■ Work required ■
Write out the listing, please, but only from its first line through the line containing "del bono: 100", exactly as given and without pictures.

┌──

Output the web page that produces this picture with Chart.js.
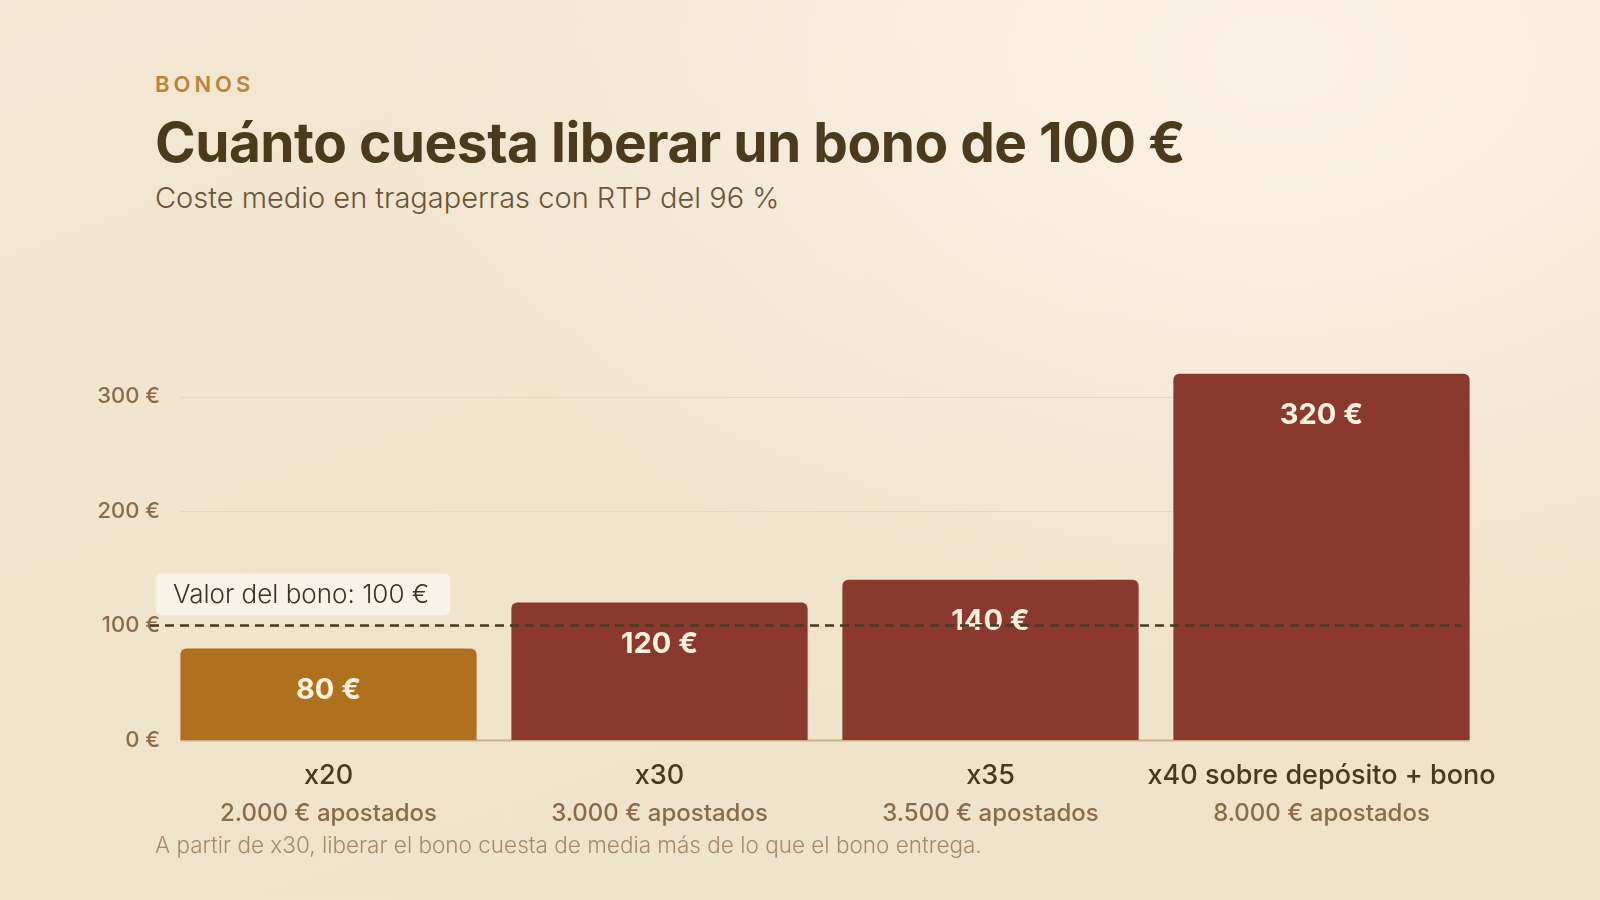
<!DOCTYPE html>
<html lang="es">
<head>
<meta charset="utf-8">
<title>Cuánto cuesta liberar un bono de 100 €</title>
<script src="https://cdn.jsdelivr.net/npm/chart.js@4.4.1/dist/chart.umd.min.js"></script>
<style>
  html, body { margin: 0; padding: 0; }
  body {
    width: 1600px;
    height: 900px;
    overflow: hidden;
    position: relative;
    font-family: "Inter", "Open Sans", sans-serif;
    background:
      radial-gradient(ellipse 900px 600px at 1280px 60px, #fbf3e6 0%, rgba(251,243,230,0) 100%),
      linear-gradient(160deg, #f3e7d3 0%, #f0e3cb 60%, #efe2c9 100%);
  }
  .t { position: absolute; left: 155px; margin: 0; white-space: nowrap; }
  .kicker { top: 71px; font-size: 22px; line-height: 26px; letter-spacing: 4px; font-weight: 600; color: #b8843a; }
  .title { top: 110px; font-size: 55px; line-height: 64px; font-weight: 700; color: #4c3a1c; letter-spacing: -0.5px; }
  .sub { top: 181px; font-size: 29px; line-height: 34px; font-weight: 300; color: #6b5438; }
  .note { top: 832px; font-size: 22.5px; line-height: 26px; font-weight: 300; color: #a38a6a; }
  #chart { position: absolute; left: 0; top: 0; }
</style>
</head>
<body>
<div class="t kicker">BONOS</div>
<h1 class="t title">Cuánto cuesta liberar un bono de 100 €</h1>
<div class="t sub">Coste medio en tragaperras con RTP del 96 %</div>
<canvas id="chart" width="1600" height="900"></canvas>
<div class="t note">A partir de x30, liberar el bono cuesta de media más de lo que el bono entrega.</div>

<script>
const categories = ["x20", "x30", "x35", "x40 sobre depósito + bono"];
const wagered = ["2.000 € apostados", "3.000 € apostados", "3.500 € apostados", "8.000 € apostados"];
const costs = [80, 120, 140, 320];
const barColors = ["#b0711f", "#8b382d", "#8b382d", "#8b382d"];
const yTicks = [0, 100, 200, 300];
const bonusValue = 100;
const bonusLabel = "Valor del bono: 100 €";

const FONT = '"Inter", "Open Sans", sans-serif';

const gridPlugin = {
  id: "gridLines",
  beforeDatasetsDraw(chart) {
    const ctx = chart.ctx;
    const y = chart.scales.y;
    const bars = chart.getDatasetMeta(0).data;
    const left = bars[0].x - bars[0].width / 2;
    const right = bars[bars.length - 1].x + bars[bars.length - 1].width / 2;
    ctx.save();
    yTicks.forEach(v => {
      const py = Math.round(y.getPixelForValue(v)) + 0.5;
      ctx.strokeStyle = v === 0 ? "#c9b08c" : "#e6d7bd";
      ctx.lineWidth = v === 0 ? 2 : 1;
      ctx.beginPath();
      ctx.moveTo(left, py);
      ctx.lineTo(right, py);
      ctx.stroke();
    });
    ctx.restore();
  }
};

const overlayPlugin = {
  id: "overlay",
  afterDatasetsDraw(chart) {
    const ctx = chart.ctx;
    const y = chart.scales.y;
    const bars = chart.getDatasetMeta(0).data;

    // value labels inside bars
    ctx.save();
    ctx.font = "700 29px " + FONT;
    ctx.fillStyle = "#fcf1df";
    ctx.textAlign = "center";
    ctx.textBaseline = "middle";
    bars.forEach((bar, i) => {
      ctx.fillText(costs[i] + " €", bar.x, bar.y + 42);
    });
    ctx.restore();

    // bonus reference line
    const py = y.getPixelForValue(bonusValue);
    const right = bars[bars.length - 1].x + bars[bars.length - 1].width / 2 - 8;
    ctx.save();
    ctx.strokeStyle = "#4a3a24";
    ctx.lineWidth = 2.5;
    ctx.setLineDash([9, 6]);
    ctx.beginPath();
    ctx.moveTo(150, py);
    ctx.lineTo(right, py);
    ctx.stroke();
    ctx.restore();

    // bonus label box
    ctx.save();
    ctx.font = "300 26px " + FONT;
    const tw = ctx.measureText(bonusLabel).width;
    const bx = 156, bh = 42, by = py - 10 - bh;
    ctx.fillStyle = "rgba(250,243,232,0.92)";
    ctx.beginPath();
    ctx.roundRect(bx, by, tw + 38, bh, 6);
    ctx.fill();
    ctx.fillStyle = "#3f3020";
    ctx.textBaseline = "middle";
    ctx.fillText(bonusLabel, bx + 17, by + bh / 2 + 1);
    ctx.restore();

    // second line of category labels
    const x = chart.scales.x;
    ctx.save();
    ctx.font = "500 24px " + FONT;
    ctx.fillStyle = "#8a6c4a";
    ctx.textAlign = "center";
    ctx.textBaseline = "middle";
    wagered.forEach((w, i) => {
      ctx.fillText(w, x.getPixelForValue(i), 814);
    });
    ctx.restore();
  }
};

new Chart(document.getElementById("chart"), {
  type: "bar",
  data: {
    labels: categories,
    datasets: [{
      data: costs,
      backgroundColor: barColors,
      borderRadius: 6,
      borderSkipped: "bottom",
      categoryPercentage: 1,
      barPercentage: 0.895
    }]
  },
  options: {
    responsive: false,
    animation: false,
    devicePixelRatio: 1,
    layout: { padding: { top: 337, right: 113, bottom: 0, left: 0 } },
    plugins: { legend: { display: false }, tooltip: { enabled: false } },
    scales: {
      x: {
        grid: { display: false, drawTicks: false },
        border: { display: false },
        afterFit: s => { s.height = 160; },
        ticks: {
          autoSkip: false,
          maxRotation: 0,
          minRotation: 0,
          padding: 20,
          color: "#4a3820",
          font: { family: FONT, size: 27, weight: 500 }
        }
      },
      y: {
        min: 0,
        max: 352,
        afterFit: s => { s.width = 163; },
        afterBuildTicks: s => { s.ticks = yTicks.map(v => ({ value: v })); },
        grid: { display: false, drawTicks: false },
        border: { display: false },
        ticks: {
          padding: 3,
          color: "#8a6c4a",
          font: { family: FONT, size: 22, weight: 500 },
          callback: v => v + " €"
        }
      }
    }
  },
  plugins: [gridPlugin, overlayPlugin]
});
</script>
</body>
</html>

└──

■ Task response ■
Output the web page that produces this picture with Chart.js.
<!DOCTYPE html>
<html lang="es">
<head>
<meta charset="utf-8">
<title>Cuánto cuesta liberar un bono de 100 €</title>
<script src="https://cdn.jsdelivr.net/npm/chart.js@4.4.1/dist/chart.umd.min.js"></script>
<style>
  html, body { margin: 0; padding: 0; }
  body {
    width: 1600px;
    height: 900px;
    overflow: hidden;
    position: relative;
    font-family: "Inter", "Open Sans", sans-serif;
    background:
      radial-gradient(ellipse 900px 600px at 1280px 60px, #fbf3e6 0%, rgba(251,243,230,0) 100%),
      linear-gradient(160deg, #f3e7d3 0%, #f0e3cb 60%, #efe2c9 100%);
  }
  .t { position: absolute; left: 155px; margin: 0; white-space: nowrap; }
  .kicker { top: 71px; font-size: 22px; line-height: 26px; letter-spacing: 4px; font-weight: 600; color: #b8843a; }
  .title { top: 110px; font-size: 55px; line-height: 64px; font-weight: 700; color: #4c3a1c; letter-spacing: -0.5px; }
  .sub { top: 181px; font-size: 29px; line-height: 34px; font-weight: 300; color: #6b5438; }
  .note { top: 832px; font-size: 22.5px; line-height: 26px; font-weight: 300; color: #a38a6a; }
  #chart { position: absolute; left: 0; top: 0; }
</style>
</head>
<body>
<div class="t kicker">BONOS</div>
<h1 class="t title">Cuánto cuesta liberar un bono de 100 €</h1>
<div class="t sub">Coste medio en tragaperras con RTP del 96 %</div>
<canvas id="chart" width="1600" height="900"></canvas>
<div class="t note">A partir de x30, liberar el bono cuesta de media más de lo que el bono entrega.</div>

<script>
const categories = ["x20", "x30", "x35", "x40 sobre depósito + bono"];
const wagered = ["2.000 € apostados", "3.000 € apostados", "3.500 € apostados", "8.000 € apostados"];
const costs = [80, 120, 140, 320];
const barColors = ["#b0711f", "#8b382d", "#8b382d", "#8b382d"];
const yTicks = [0, 100, 200, 300];
const bonusValue = 100;
const bonusLabel = "Valor del bono: 100 €";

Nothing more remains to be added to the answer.